--- START OF INFORMATION GIVEN ---
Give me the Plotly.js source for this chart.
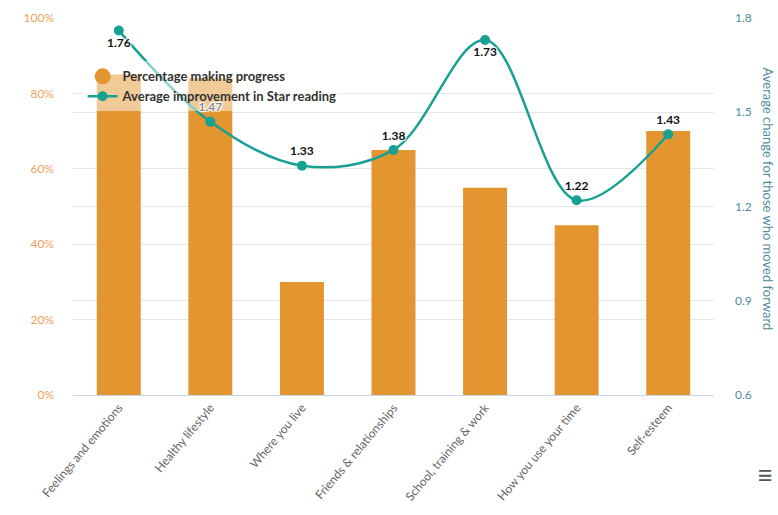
<!DOCTYPE html>
<html><head><meta charset="utf-8">
<script src="https://cdn.plot.ly/plotly-3.0.1.min.js"></script>
<style>html,body{margin:0;padding:0;background:#fff}#chart{width:778px;height:515px}</style>
</head><body><div id="chart"></div>
<script>
const categories = ["Feelings and emotions","Healthy lifestyle","Where you live","Friends & relationships","School, training & work","How you use your time","Self-esteem"];
const percentProgress = [85, 84, 30, 65, 55, 45, 70];
const avgImprovement = [1.76, 1.47, 1.33, 1.38, 1.73, 1.22, 1.43];
const labelPositions = ["bottom center","top center","top center","top center","bottom center","top center","top center"];
const leftTicks = [0, 20, 40, 60, 80, 100];
const leftTickText = ["0%","20%","40%","60%","80%","100%"];
const rightTicks = [0.6, 0.9, 1.2, 1.5, 1.8];

const barColor = "#e3962f";
const lineColor = "#17a192";

const traces = [
  {type:"bar", x:categories, y:percentProgress, marker:{color:barColor}, width:0.48,
   name:"Percentage making progress", showlegend:false, hoverinfo:"y"},
  {type:"scatter", mode:"markers", x:[null], y:[null], name:"Percentage making progress",
   marker:{color:barColor, size:16, symbol:"circle"}, showlegend:true},
  {type:"scatter", mode:"lines+markers+text", x:categories, y:avgImprovement, yaxis:"y2",
   name:"Average improvement in Star reading",
   line:{color:lineColor, width:2.5, shape:"spline", smoothing:1},
   marker:{color:lineColor, size:10},
   text:avgImprovement.map(v=>v.toFixed(2)), textposition:labelPositions,
   textfont:{family:"Lato, sans-serif", size:12, color:"#111", weight:"bold",
     shadow:"1px 1px 1px #fff, -1px -1px 1px #fff, 1px -1px 1px #fff, -1px 1px 1px #fff"},
   cliponaxis:false}
];

const layout = {
  width:778, height:515,
  margin:{l:73, r:64, t:18, b:120},
  paper_bgcolor:"#fff", plot_bgcolor:"#fff",
  font:{family:"Lato, sans-serif", color:"#666"},
  bargap:0.52,
  xaxis:{tickangle:-50, tickfont:{size:12, color:"#666"}, showline:true, linecolor:"#ccd6eb",
    linewidth:1, ticks:"", showgrid:false, zeroline:false},
  yaxis:{range:[0,100], tickvals:leftTicks, ticktext:leftTickText, tickfont:{size:12, color:"#f0a25a"},
    gridcolor:"#e6e6e6", zeroline:false, ticklabelstandoff:18},
  yaxis2:{range:[0.6,1.8], tickvals:rightTicks, ticktext:rightTicks.map(v=>v.toFixed(1)), overlaying:"y", side:"right",
    tickfont:{size:12, color:"#4f8b9b"}, gridcolor:"#e6e6e6", zeroline:false, ticklabelstandoff:20, showline:false},
  legend:{x:0.015, y:0.885, xanchor:"left", yanchor:"top", bgcolor:"rgba(255,255,255,0.5)",
    font:{size:13, color:"#333", weight:"bold"}, tracegroupgap:0, itemsizing:"trace"},
  annotations:[
    {text:"Average change for those who moved forward", xref:"paper", yref:"paper", x:1.085, y:0.52,
     xanchor:"center", yanchor:"middle", textangle:90, showarrow:false, font:{size:13, color:"#4f8b9b"}},
    {text:"≡", xref:"paper", yref:"paper", x:1.095, y:-0.26, showarrow:false, font:{size:28, color:"#555"}}
  ]
};

Plotly.newPlot("chart", traces, layout, {displayModeBar:false});
</script></body></html>
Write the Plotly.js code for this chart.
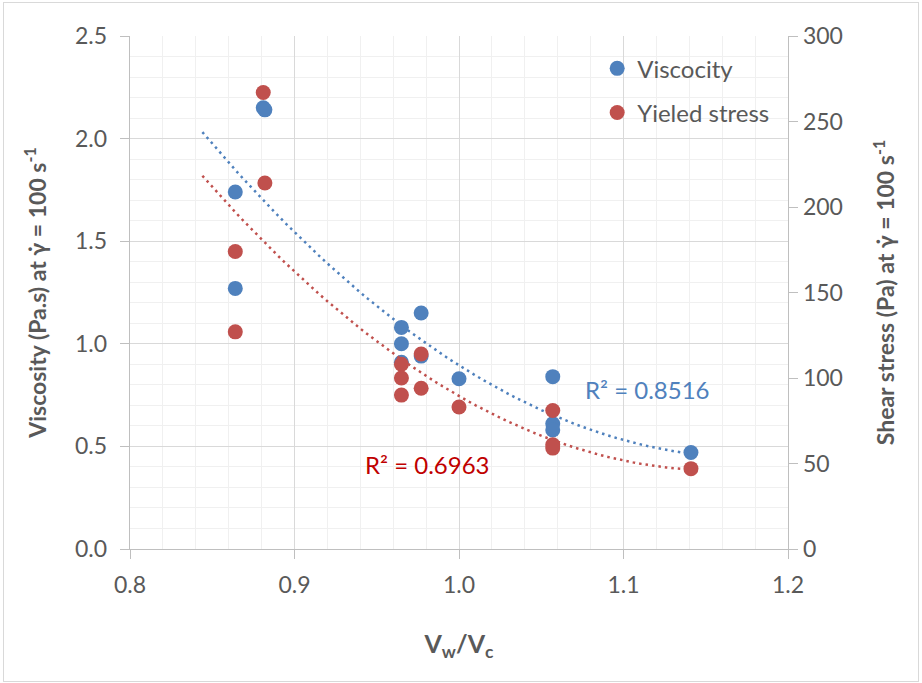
--- END OF INFORMATION GIVEN ---
Send back the data above word for word, with the pictures left out.

RESPONSE TO THIS TASK:
Give me the Plotly.js source for this chart.
<!DOCTYPE html>
<html><head><meta charset="utf-8">
<script src="https://cdn.plot.ly/plotly-3.0.1.min.js"></script>
<style>html,body{margin:0;padding:0;background:#fff}#chart{width:778px;height:515px}</style>
</head><body><div id="chart"></div>
<script>
const categories = ["Feelings and emotions","Healthy lifestyle","Where you live","Friends & relationships","School, training & work","How you use your time","Self-esteem"];
const percentProgress = [85, 84, 30, 65, 55, 45, 70];
const avgImprovement = [1.76, 1.47, 1.33, 1.38, 1.73, 1.22, 1.43];
const labelPositions = ["bottom center","top center","top center","top center","bottom center","top center","top center"];
const leftTicks = [0, 20, 40, 60, 80, 100];
const leftTickText = ["0%","20%","40%","60%","80%","100%"];
const rightTicks = [0.6, 0.9, 1.2, 1.5, 1.8];

const barColor = "#e3962f";
const lineColor = "#17a192";

const traces = [
  {type:"bar", x:categories, y:percentProgress, marker:{color:barColor}, width:0.48,
   name:"Percentage making progress", showlegend:false, hoverinfo:"y"},
  {type:"scatter", mode:"markers", x:[null], y:[null], name:"Percentage making progress",
   marker:{color:barColor, size:16, symbol:"circle"}, showlegend:true},
  {type:"scatter", mode:"lines+markers+text", x:categories, y:avgImprovement, yaxis:"y2",
   name:"Average improvement in Star reading",
   line:{color:lineColor, width:2.5, shape:"spline", smoothing:1},
   marker:{color:lineColor, size:10},
   text:avgImprovement.map(v=>v.toFixed(2)), textposition:labelPositions,
   textfont:{family:"Lato, sans-serif", size:12, color:"#111", weight:"bold",
     shadow:"1px 1px 1px #fff, -1px -1px 1px #fff, 1px -1px 1px #fff, -1px 1px 1px #fff"},
   cliponaxis:false}
];

const layout = {
  width:778, height:515,
  margin:{l:73, r:64, t:18, b:120},
  paper_bgcolor:"#fff", plot_bgcolor:"#fff",
  font:{family:"Lato, sans-serif", color:"#666"},
  bargap:0.52,
  xaxis:{tickangle:-50, tickfont:{size:12, color:"#666"}, showline:true, linecolor:"#ccd6eb",
    linewidth:1, ticks:"", showgrid:false, zeroline:false},
  yaxis:{range:[0,100], tickvals:leftTicks, ticktext:leftTickText, tickfont:{size:12, color:"#f0a25a"},
    gridcolor:"#e6e6e6", zeroline:false, ticklabelstandoff:18},
  yaxis2:{range:[0.6,1.8], tickvals:rightTicks, ticktext:rightTicks.map(v=>v.toFixed(1)), overlaying:"y", side:"right",
    tickfont:{size:12, color:"#4f8b9b"}, gridcolor:"#e6e6e6", zeroline:false, ticklabelstandoff:20, showline:false},
  legend:{x:0.015, y:0.885, xanchor:"left", yanchor:"top", bgcolor:"rgba(255,255,255,0.5)",
    font:{size:13, color:"#333", weight:"bold"}, tracegroupgap:0, itemsizing:"trace"},
  annotations:[
    {text:"Average change for those who moved forward", xref:"paper", yref:"paper", x:1.085, y:0.52,
     xanchor:"center", yanchor:"middle", textangle:90, showarrow:false, font:{size:13, color:"#4f8b9b"}},
    {text:"≡", xref:"paper", yref:"paper", x:1.095, y:-0.26, showarrow:false, font:{size:28, color:"#555"}}
  ]
};

Plotly.newPlot("chart", traces, layout, {displayModeBar:false});
</script></body></html>
Write the Plotly.js code for this chart.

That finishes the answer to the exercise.